Stan und Ollie sind keine Meister großer Sprünge. Sie sind ungeschickt und tapsig und typische „Verschlimmbesserer”. Wo sie sich einem kleinen technischen Mangel zuwenden, muß man mit einem Schaden gigantischen Ausmaßes rechnen. Nur selten befreien sie sich mit Hilfe einer Spur von Pfiffigkeit und einer überraschend glücklichen Fügung aus einer verzwickten Lage und feiern einen lächelnden Sieg über Kalamitäten. Nur selten leisten sie etwas, was der normale Mensch nicht ohne weiteres leisten kann. Man denke an Doofs Kniechen-Öhrchen-Näschen Kunststück!

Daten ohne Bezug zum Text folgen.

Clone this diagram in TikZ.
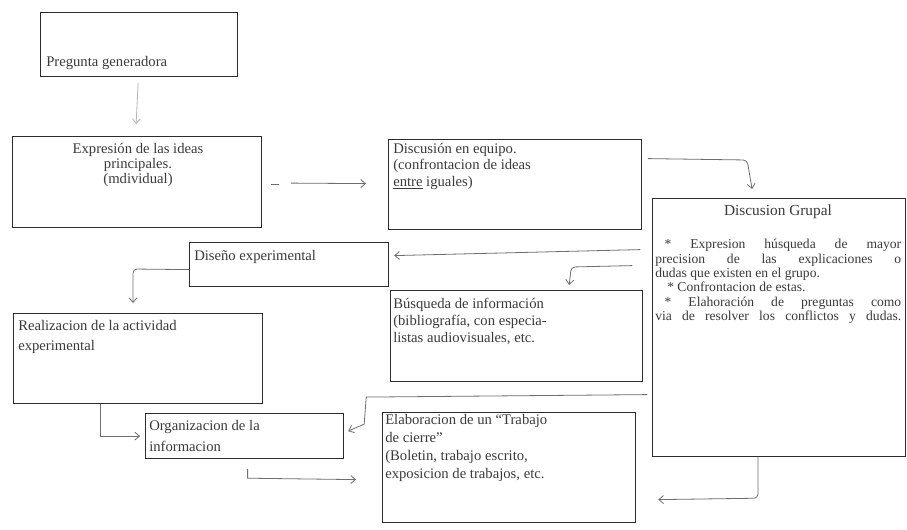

Hinzukommt, daß ausgerechnet der dumme und tölpelhafte Doof Überlegenheit beweist. Das frappiert und es freut uns, wie es ihn freut. Dick wird dadurch in eine fast unerträgliche Situation gebracht. Sein geistiger Führungsanspruch, der – weiß Gott! – auf wackligen Füßen steht, gerät ins Wanken.

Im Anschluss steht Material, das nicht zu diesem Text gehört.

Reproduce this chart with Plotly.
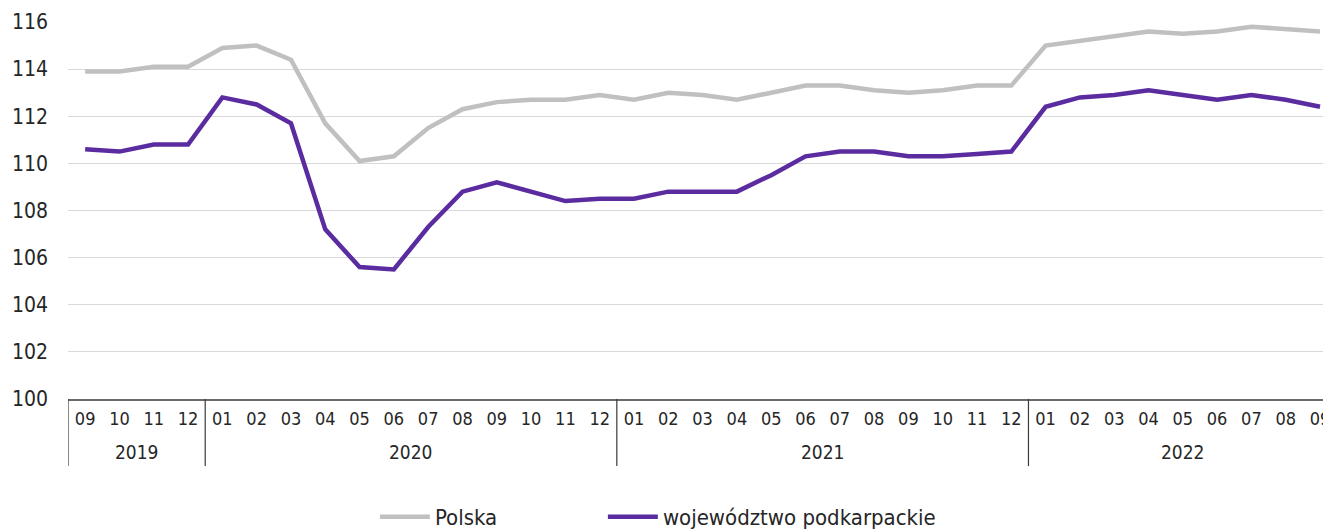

In die clowneske Kunst bringt der Auftritt zu zweit, das Komiker-Paar, eine andersartige Qualität. Der Einzelgänger-Clown, wie Chaplin, Grock, Tati, ist so etwas wie der Mittelpunkt eines Kreises; er steht im Zentrum, das Publikum bildet die Zuschauer-Runde. Das Duo verändert diese Konstellation. Es entstehen wie in einer Ellipse zwei Brennpunkte mit charakteristischen Spannungsfeldern. Zwei Clowns sprechen und agieren miteinander. Das schafft ein andersartiges Beteiligungsverhältnis beim Publikum, es wird in stärkerem Maße einbezogen. Denn es ist eine Erfahrungstatsache: Wo zwei Menschen miteinander umgehen, plaudern oder streiten, spielen oder werkeln, gesellt man sich eher hinzu. Dem Einzelgänger gegenüber bewahrt man Abstand und Zurückhaltung. Deshalb, so behaupte ich, fühlt man sich dem Duo näher und vertrauter.

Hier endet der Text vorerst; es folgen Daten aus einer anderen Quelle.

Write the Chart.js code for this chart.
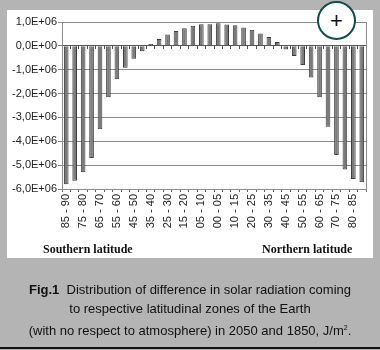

Ich liebe Dick und Doof, und das bedeutet ein Maximum an Nähe und Vertrautheit. Ist mir vielleicht der eine lieber als der andere? Ich glaube nicht. Sie sind zu sehr „ein Herz und eine Seele” und damit eine Einheit.
Freilich die Unterschiede zwischen den beiden sind mit den Händen zu greifen. Aber sie ergänzen sich auf das Glücklichste! Wo Dick cholerisch reagiert, da resigniert Doof weinerlich. Wo Doof ungeschickt schwächlich herumfingert, da greift Dick beherzt zu – und bahnt dem Unheil seinen Weg. Dick beansprucht gegenüber Doof die Führungsrolle. Er ist stärker und klüger – so meint er jedenfalls! Denn Doof kennt recht gut Dicks körperliche Schwachpunkte und weiß sie zu nutzen. Ja, und der Intelligenz-Vorsprung, den Dick für sich reklamiert, ist minimal und häufig äußerst zweifelhaft.
Das eben erhöht den Spaß an der Clownerie des Dummen und an der lächerlichen Anmaßung des Dicken. Es kann sogar passieren, daß Dicks Idee einer Problemlösung totales Chaos erzeugt und Doofs absurde Vorschläge bei weitem übertrifft. Außerdem macht sich Dick nicht selten Doofs Einfälle zu eigen und führt sie über das absehbare unheilvolle Ziel noch ein Stück hinaus. Am Ende steht die schicksalsergebene Geste von Doof neben der in Zorn und Verzweiflung wetterleuchtenden Mimik von Dick.
Ihre Kommunikation wird getragen von Mißverständnissen, so stellt sich immer wieder ein absurdes Einvernehmen her, das in den praktischen Konsequenzen überrascht. Sagt Dick zu Doof: „Wenn du Lärm machst, dann bitte leise!” Daraufhin steckt sich Doof zwei Pfropfen in die Ohren und setzt die Produktion von Getöse fort.
Zu Dick und Doof würde auch jener Dialog passen, den Ionesco erfunden haben könnte:
Zwei Menschen, trübes Herbstwetter vor Augen, blicken einander an. Sagte der eine: „Nachts ist es jetzt kälter als draußen!” Erwidert der andere: „Besonders, wenn man die Balkontür nicht schließt!”
Stan Laurel und Oliver Hardy waren glänzende Schauspieler. Sie haben unglaublich vielen Menschen unendlich viel Vergnügen bereitet. Sie leben fort, wie wir durch das Düsseldorfer Filmmuseum (Filminstitut) und das Laurel & Hardy-Museum in Solingen erfahren dürfen. Ich liebe Dick und Doof! Hoch sollen sie leben! Auch von dort werden sie immer wieder zu uns kommen, um uns zu beglücken.